What version of the compiler does Raymond use?

Raymond Chen

From the suggestion box, BrianK asks, “What compiler do you and other developers use? Are you using VS2005 yet?” To be honest, I don’t know what compiler I use. There is a separate part of the team that worries about things like “What compiler should we use?” They deal with nitty-gritty details like “What version of the compiler should we use and what optimizations should we enable?” as well as higher-level planning like “How are we going to organize our source code so that different parts of the project can take advantage of each others’ work while still not requiring all members of the Windows team to compile the entire operating system from scratch when they want to test their changes?” I am not a member of that team, nor am I invited to their meetings, nor would I be interested in attending their meetings. I’m perfectly happy to let them make these decisions. They pick a compiler version and add it to the toolset that gets installed to your computer when you enlist in the Windows project.
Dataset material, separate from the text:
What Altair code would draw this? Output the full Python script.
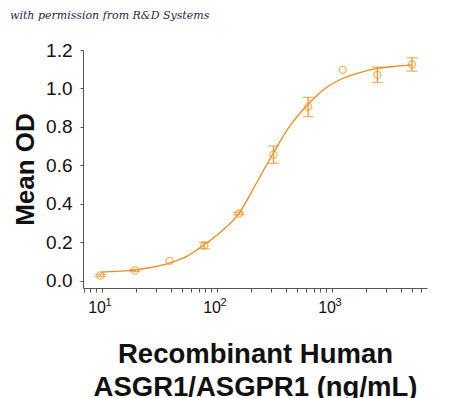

That way nobody needs to care what version, service pack, and patch number of the compiler they need to obtain. It just comes with the development environment. As I’ve noted in an earlier column in TechNet Magazine, the operating systems division will at times call upon the languages division to produce a special not-found-in-nature version of the compiler in order to satisfy a specific need. Windows (at least the 32-bit version) contains a 16-bit emulator and a miniature copy of 16-bit Windows. Since no modern version of Visual Studio targets 16-bit Windows any more, the compilers that the Windows team uses for 16-bit Windows necessarily must come from somewhere else. Changing the compiler version is a risky operation, because doing so will most likely expose subtle bugs in the code which erroneously relied upon unspecified behavior, such as order of evaluation or the location of memory barriers. Not the sort of thing you want to spring on a project one week before pencils down. Yes, if all the code were written perfectly, then this wouldn’t be a problem. But few people write perfect code.

(And just as a favor to you, I dug through the source code history for Windows and requested the 32-bit native compiler that was in use on August 28, 2006. And then I extracted the version strings and compared it to the version strings that came with Visual Studio 8, and they seemed to match. So I guess it’s Visual Studio 8. What relationship that has to VS2005 I don’t know.)